Al final, los monstruosos crímenes del sistema soviético y sus órganos punitivos nunca recibieron una evaluación moral o jurídica por parte del Estado ruso. Repito: si no comprendemos, condenamos o castigamos el mal, definitivamente regresará. El 20 de diciembre de 1999, 11 días antes de mudarse al Kremlin, Putin, entonces primer ministro, develó una placa conmemorativa de Andropov restaurada en Lubyanka, la misma que había sido retirada en agosto de 1991.

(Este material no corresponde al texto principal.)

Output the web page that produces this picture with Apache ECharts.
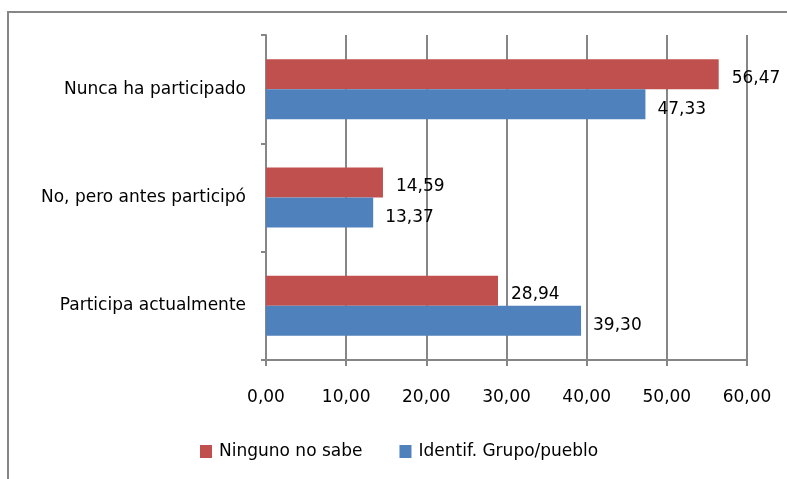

No tenemos derecho a repetir este error cuando se abra nuevamente la ventana de oportunidad. Todos los archivos deben abrirse y publicarse. Todos los crímenes tanto del régimen soviético como del de Putin deben recibir una evaluación adecuada a nivel estatal. Todas las estructuras involucradas en estos crímenes –sobre todo el FSB– deben ser liquidadas, y las personas que los cometieron deben rendir cuentas ante la ley. Aquellos que sirvieron como conductores de políticas represivas deberían ser privados del derecho a ocupar cargos gubernamentales, y esto no será una “caza de brujas” (como gritarán una vez más algunos funcionarios actuales), sino la protección necesaria contra una nueva venganza autoritaria. Y me gustaría subrayar (aunque no hace falta decirlo): para investigar los crímenes de guerra y los crímenes contra la humanidad cometidos por el régimen de Putin en el curso de su agresión contra Ucrania, tendremos que crear un tribunal internacional (modelado sobre otros similares para ex Yugoslavia y Ruanda), a los que deben ser trasladados todos los sospechosos, independientemente de su rango y posición.

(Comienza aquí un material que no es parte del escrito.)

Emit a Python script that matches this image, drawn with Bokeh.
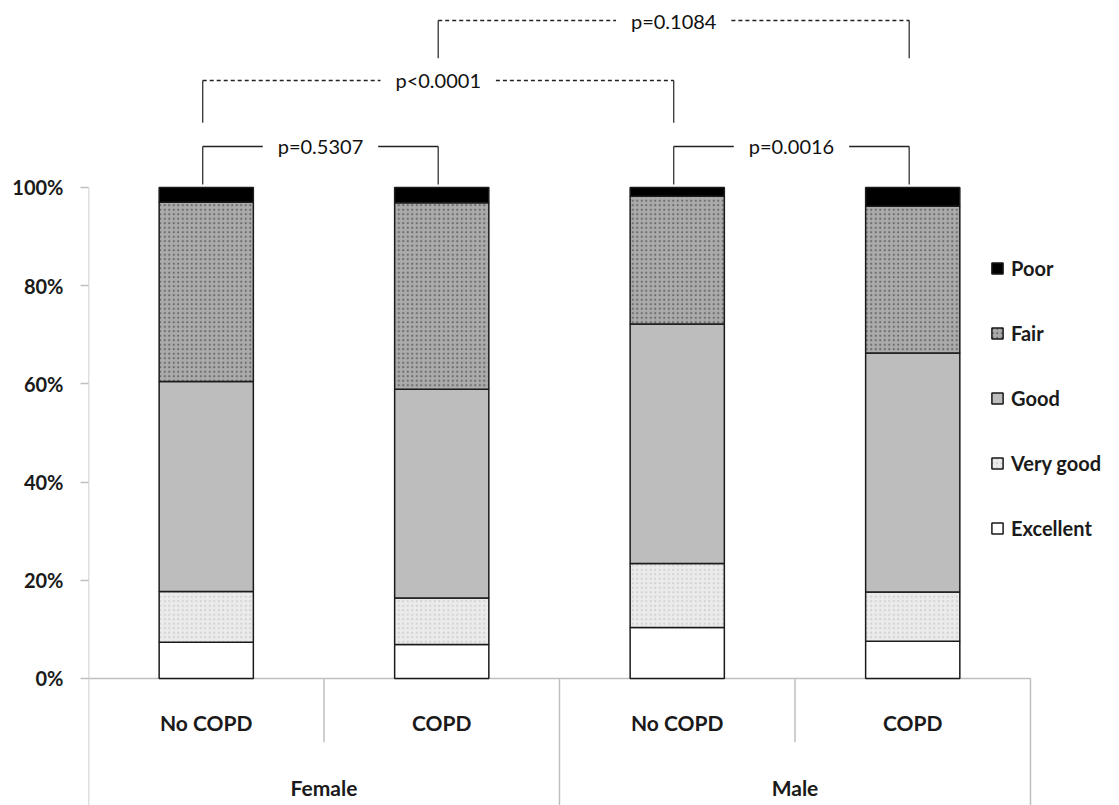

Sólo de esta manera, habiendo enfrentado y condenado plenamente estos crímenes, Rusia podrá liberarse verdaderamente de la carga del pasado y avanzar hacia la creación de un Estado libre y moderno basado en el derecho y los valores universales. Esto garantizará que el país finalmente pueda evitar entrar en el mismo viejo círculo vicioso, de modo que la próxima generación de políticos rusos ya no necesite llevar a cabo las mismas viejas discusiones entre el campo de trabajos forzados de Vladimir y la prisión de Moscú.
Creo que podemos hacerlo.
(The Washington Post)
Vladimir Kara-Murza es un político de la oposición rusa y colaborador del Post que está encarcelado en Moscú desde abril por hablar en contra de la guerra en Ucrania. Amnistía Internacional lo ha designado preso de conciencia.